• [Task goal]: Word for word, transcribe the lines below and drop the pictures.

—————

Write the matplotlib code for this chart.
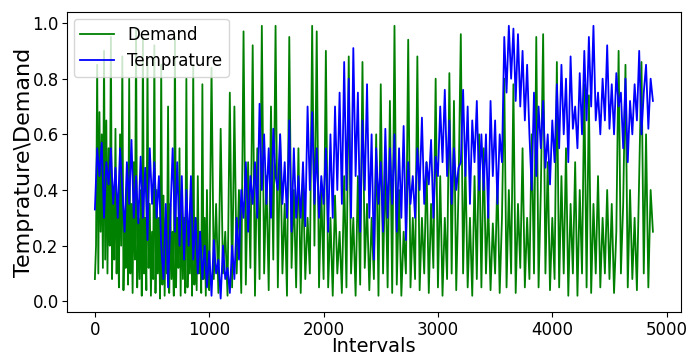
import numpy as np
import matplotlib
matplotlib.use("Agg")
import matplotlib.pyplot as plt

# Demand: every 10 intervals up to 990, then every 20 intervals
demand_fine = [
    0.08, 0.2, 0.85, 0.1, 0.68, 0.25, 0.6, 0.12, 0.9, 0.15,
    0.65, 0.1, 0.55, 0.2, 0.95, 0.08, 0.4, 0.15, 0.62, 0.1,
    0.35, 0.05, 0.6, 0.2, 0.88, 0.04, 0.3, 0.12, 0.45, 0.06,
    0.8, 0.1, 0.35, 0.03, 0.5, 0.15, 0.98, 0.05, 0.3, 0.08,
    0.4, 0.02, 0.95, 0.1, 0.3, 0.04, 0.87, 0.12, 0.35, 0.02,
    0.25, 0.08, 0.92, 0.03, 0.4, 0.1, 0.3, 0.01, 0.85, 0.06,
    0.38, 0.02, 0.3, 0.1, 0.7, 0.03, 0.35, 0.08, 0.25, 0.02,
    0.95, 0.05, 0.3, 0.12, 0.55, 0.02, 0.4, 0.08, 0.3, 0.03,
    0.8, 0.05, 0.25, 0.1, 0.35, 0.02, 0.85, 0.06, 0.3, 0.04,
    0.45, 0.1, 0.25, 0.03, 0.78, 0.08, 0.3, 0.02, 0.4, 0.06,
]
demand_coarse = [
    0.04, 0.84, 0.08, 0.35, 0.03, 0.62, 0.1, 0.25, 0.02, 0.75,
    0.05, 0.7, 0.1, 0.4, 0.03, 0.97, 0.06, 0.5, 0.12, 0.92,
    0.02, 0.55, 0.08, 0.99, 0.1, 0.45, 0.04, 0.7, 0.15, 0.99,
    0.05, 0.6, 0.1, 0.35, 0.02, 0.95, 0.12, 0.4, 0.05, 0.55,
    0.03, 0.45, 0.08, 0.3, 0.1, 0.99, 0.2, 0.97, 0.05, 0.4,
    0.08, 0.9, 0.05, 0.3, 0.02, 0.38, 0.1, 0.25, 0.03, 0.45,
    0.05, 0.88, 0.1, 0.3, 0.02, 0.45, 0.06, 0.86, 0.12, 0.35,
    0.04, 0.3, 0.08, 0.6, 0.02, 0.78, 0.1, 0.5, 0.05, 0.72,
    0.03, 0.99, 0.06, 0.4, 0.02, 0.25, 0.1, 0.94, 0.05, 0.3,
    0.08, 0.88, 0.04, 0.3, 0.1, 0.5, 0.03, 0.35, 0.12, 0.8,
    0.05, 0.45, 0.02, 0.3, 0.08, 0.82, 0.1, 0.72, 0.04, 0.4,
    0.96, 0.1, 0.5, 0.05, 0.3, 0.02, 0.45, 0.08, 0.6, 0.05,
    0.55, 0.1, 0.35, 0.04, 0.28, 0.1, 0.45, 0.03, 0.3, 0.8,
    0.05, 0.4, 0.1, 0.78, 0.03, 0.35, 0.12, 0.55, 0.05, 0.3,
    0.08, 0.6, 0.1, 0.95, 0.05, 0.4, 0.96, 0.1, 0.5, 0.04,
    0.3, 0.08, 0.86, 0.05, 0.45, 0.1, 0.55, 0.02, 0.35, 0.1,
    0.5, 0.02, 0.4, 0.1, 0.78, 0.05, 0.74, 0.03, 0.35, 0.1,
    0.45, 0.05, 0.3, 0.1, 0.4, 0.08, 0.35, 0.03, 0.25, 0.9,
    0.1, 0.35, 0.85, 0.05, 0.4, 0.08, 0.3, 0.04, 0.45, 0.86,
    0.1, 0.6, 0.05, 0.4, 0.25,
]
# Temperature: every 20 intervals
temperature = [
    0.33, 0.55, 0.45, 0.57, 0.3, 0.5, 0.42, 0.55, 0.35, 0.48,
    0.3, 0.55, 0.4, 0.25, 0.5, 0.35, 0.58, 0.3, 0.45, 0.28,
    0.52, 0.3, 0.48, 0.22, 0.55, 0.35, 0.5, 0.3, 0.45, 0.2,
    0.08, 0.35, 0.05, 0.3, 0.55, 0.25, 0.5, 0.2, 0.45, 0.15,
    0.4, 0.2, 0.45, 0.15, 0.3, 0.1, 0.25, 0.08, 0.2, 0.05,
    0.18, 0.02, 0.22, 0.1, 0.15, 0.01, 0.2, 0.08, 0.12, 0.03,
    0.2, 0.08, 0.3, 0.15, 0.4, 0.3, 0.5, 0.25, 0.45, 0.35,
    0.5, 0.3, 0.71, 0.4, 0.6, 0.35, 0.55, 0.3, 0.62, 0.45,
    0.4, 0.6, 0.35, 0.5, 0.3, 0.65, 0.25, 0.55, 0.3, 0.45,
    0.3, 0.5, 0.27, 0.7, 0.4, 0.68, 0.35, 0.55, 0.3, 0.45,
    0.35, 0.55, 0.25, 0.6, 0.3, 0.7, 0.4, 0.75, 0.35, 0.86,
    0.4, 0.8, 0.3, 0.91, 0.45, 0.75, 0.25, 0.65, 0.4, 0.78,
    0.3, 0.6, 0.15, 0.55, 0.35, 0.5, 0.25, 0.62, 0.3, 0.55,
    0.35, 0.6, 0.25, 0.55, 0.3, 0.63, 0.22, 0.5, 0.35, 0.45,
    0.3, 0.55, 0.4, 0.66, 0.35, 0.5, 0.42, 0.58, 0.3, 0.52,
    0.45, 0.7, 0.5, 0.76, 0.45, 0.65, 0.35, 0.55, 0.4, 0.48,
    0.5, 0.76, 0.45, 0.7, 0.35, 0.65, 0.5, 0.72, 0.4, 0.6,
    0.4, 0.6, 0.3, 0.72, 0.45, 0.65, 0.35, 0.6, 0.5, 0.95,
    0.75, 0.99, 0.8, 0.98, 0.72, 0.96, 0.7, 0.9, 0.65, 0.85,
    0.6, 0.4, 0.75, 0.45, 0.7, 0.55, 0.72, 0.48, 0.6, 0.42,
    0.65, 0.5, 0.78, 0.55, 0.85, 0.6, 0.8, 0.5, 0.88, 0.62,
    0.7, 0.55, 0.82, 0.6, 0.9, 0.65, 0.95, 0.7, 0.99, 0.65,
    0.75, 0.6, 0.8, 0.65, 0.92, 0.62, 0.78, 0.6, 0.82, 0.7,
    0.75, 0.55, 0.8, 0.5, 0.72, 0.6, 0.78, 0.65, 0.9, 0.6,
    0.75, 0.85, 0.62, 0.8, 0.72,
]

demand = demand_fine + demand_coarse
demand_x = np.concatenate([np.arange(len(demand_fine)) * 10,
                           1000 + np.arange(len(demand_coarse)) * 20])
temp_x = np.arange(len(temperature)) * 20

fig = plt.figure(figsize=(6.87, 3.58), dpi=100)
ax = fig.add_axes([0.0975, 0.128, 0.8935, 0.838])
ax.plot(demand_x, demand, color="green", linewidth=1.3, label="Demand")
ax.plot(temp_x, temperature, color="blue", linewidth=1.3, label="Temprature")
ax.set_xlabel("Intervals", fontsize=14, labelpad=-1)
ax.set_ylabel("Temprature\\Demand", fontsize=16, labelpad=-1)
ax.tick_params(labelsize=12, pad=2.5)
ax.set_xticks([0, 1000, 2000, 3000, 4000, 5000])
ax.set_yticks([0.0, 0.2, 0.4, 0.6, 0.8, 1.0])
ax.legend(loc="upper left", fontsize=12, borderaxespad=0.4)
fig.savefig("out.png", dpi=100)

—————

• [Written response]:
Write the matplotlib code for this chart.
import numpy as np
import matplotlib
matplotlib.use("Agg")
import matplotlib.pyplot as plt

# Demand: every 10 intervals up to 990, then every 20 intervals
demand_fine = [
    0.08, 0.2, 0.85, 0.1, 0.68, 0.25, 0.6, 0.12, 0.9, 0.15,
    0.65, 0.1, 0.55, 0.2, 0.95, 0.08, 0.4, 0.15, 0.62, 0.1,
    0.35, 0.05, 0.6, 0.2, 0.88, 0.04, 0.3, 0.12, 0.45, 0.06,
    0.8, 0.1, 0.35, 0.03, 0.5, 0.15, 0.98, 0.05, 0.3, 0.08,
    0.4, 0.02, 0.95, 0.1, 0.3, 0.04, 0.87, 0.12, 0.35, 0.02,
    0.25, 0.08, 0.92, 0.03, 0.4, 0.1, 0.3, 0.01, 0.85, 0.06,
    0.38, 0.02, 0.3, 0.1, 0.7, 0.03, 0.35, 0.08, 0.25, 0.02,
    0.95, 0.05, 0.3, 0.12, 0.55, 0.02, 0.4, 0.08, 0.3, 0.03,
    0.8, 0.05, 0.25, 0.1, 0.35, 0.02, 0.85, 0.06, 0.3, 0.04,
    0.45, 0.1, 0.25, 0.03, 0.78, 0.08, 0.3, 0.02, 0.4, 0.06,
]
demand_coarse = [
    0.04, 0.84, 0.08, 0.35, 0.03, 0.62, 0.1, 0.25, 0.02, 0.75,
    0.05, 0.7, 0.1, 0.4, 0.03, 0.97, 0.06, 0.5, 0.12, 0.92,
    0.02, 0.55, 0.08, 0.99, 0.1, 0.45, 0.04, 0.7, 0.15, 0.99,
    0.05, 0.6, 0.1, 0.35, 0.02, 0.95, 0.12, 0.4, 0.05, 0.55,
    0.03, 0.45, 0.08, 0.3, 0.1, 0.99, 0.2, 0.97, 0.05, 0.4,
    0.08, 0.9, 0.05, 0.3, 0.02, 0.38, 0.1, 0.25, 0.03, 0.45,
    0.05, 0.88, 0.1, 0.3, 0.02, 0.45, 0.06, 0.86, 0.12, 0.35,
    0.04, 0.3, 0.08, 0.6, 0.02, 0.78, 0.1, 0.5, 0.05, 0.72,
    0.03, 0.99, 0.06, 0.4, 0.02, 0.25, 0.1, 0.94, 0.05, 0.3,
    0.08, 0.88, 0.04, 0.3, 0.1, 0.5, 0.03, 0.35, 0.12, 0.8,
    0.05, 0.45, 0.02, 0.3, 0.08, 0.82, 0.1, 0.72, 0.04, 0.4,
    0.96, 0.1, 0.5, 0.05, 0.3, 0.02, 0.45, 0.08, 0.6, 0.05,
    0.55, 0.1, 0.35, 0.04, 0.28, 0.1, 0.45, 0.03, 0.3, 0.8,
    0.05, 0.4, 0.1, 0.78, 0.03, 0.35, 0.12, 0.55, 0.05, 0.3,
    0.08, 0.6, 0.1, 0.95, 0.05, 0.4, 0.96, 0.1, 0.5, 0.04,
    0.3, 0.08, 0.86, 0.05, 0.45, 0.1, 0.55, 0.02, 0.35, 0.1,
    0.5, 0.02, 0.4, 0.1, 0.78, 0.05, 0.74, 0.03, 0.35, 0.1,
    0.45, 0.05, 0.3, 0.1, 0.4, 0.08, 0.35, 0.03, 0.25, 0.9,
    0.1, 0.35, 0.85, 0.05, 0.4, 0.08, 0.3, 0.04, 0.45, 0.86,
    0.1, 0.6, 0.05, 0.4, 0.25,
]
# Temperature: every 20 intervals
temperature = [
    0.33, 0.55, 0.45, 0.57, 0.3, 0.5, 0.42, 0.55, 0.35, 0.48,
    0.3, 0.55, 0.4, 0.25, 0.5, 0.35, 0.58, 0.3, 0.45, 0.28,
    0.52, 0.3, 0.48, 0.22, 0.55, 0.35, 0.5, 0.3, 0.45, 0.2,
    0.08, 0.35, 0.05, 0.3, 0.55, 0.25, 0.5, 0.2, 0.45, 0.15,
    0.4, 0.2, 0.45, 0.15, 0.3, 0.1, 0.25, 0.08, 0.2, 0.05,
    0.18, 0.02, 0.22, 0.1, 0.15, 0.01, 0.2, 0.08, 0.12, 0.03,
    0.2, 0.08, 0.3, 0.15, 0.4, 0.3, 0.5, 0.25, 0.45, 0.35,
    0.5, 0.3, 0.71, 0.4, 0.6, 0.35, 0.55, 0.3, 0.62, 0.45,
    0.4, 0.6, 0.35, 0.5, 0.3, 0.65, 0.25, 0.55, 0.3, 0.45,
    0.3, 0.5, 0.27, 0.7, 0.4, 0.68, 0.35, 0.55, 0.3, 0.45,
    0.35, 0.55, 0.25, 0.6, 0.3, 0.7, 0.4, 0.75, 0.35, 0.86,
    0.4, 0.8, 0.3, 0.91, 0.45, 0.75, 0.25, 0.65, 0.4, 0.78,
    0.3, 0.6, 0.15, 0.55, 0.35, 0.5, 0.25, 0.62, 0.3, 0.55,
    0.35, 0.6, 0.25, 0.55, 0.3, 0.63, 0.22, 0.5, 0.35, 0.45,
    0.3, 0.55, 0.4, 0.66, 0.35, 0.5, 0.42, 0.58, 0.3, 0.52,
    0.45, 0.7, 0.5, 0.76, 0.45, 0.65, 0.35, 0.55, 0.4, 0.48,
    0.5, 0.76, 0.45, 0.7, 0.35, 0.65, 0.5, 0.72, 0.4, 0.6,
    0.4, 0.6, 0.3, 0.72, 0.45, 0.65, 0.35, 0.6, 0.5, 0.95,
    0.75, 0.99, 0.8, 0.98, 0.72, 0.96, 0.7, 0.9, 0.65, 0.85,
    0.6, 0.4, 0.75, 0.45, 0.7, 0.55, 0.72, 0.48, 0.6, 0.42,
    0.65, 0.5, 0.78, 0.55, 0.85, 0.6, 0.8, 0.5, 0.88, 0.62,
    0.7, 0.55, 0.82, 0.6, 0.9, 0.65, 0.95, 0.7, 0.99, 0.65,
    0.75, 0.6, 0.8, 0.65, 0.92, 0.62, 0.78, 0.6, 0.82, 0.7,
    0.75, 0.55, 0.8, 0.5, 0.72, 0.6, 0.78, 0.65, 0.9, 0.6,
    0.75, 0.85, 0.62, 0.8, 0.72,
]

demand = demand_fine + demand_coarse
demand_x = np.concatenate([np.arange(len(demand_fine)) * 10,
                           1000 + np.arange(len(demand_coarse)) * 20])
temp_x = np.arange(len(temperature)) * 20

fig = plt.figure(figsize=(6.87, 3.58), dpi=100)
ax = fig.add_axes([0.0975, 0.128, 0.8935, 0.838])
ax.plot(demand_x, demand, color="green", linewidth=1.3, label="Demand")
ax.plot(temp_x, temperature, color="blue", linewidth=1.3, label="Temprature")
ax.set_xlabel("Intervals", fontsize=14, labelpad=-1)
ax.set_ylabel("Temprature\\Demand", fontsize=16, labelpad=-1)
ax.tick_params(labelsize=12, pad=2.5)
ax.set_xticks([0, 1000, 2000, 3000, 4000, 5000])
ax.set_yticks([0.0, 0.2, 0.4, 0.6, 0.8, 1.0])
ax.legend(loc="upper left", fontsize=12, borderaxespad=0.4)
fig.savefig("out.png", dpi=100)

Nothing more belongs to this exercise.